How to decide using context, not ideology
Start by looking at your market. If your advantage comes from brand, trust, or community, public building often helps. If your advantage comes from complex execution, infrastructure, or regulation, stealth usually makes more sense early.
Next, assess your conviction. If you are still exploring the problem, stealth protects your ability to pivot freely. If you are confident in the problem and want feedback on execution, public sharing can accelerate learning.
You should also be honest about your personality. Some founders thrive on external pressure, while others shut down under it. Joel Gascoigne has said transparency energized him, while many equally successful founders prefer quiet progress. Neither approach is inherently better.
Team size matters too. Solo founders often benefit more from public accountability, while teams with strong internal cadence may not need it.
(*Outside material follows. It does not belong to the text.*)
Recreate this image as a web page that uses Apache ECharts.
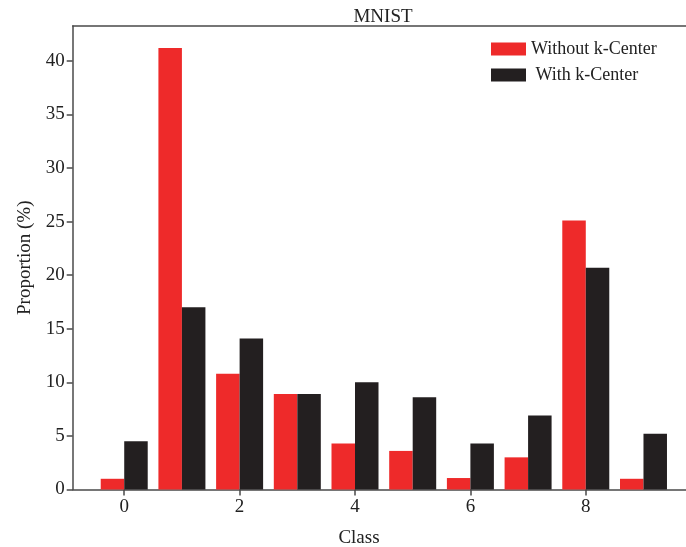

Finally, remember that you can separate users from spectators. You can stay quiet publicly while being extremely open with customers. This hybrid approach is more common than people admit.
The hybrid path most founders actually take
Many successful startups start in stealth and then selectively go public. Airbnb did not narrate its way to product market fit, but it embraced storytelling once the core experience worked. Stripe focused privately on developers before expanding its public presence.
In practice, a hybrid approach often means doing deep private user work, sharing lessons publicly rather than half-baked promises, revealing metrics only when they reinforce trust, and staying quiet when focus matters more than attention.
Common mistakes founders make
One common mistake is treating building in public as marketing instead of learning. Another is confusing stealth with isolation and skipping real feedback entirely. Some founders switch strategies every few weeks based on mood rather than evidence. Others obsess over copying when irrelevance is the bigger threat.
What to do this week
This week, write down the two biggest risks you face right now, whether they are slow learning or constant distraction. Decide what kind of feedback you need over the next 30 days. Choose whether you will share publicly on one channel or stay quiet, but make the choice intentional. Define what you are not ready to share yet. Commit either to consistent public updates or to full focus without posting. Schedule several private conversations with real users regardless of your choice, and set a reminder to revisit this decision in 60 days based on results, not feelings.
Final thoughts
Building in public versus building in stealth is not a moral stance. It is a tactical choice. The strongest founders treat visibility as a tool, not an identity. If sharing helps you learn faster, ship more consistently, and stay grounded, lean into it. If quiet focus helps you think clearly and build something real, protect it. What matters is not who is watching, but whether you are moving closer to something people genuinely want.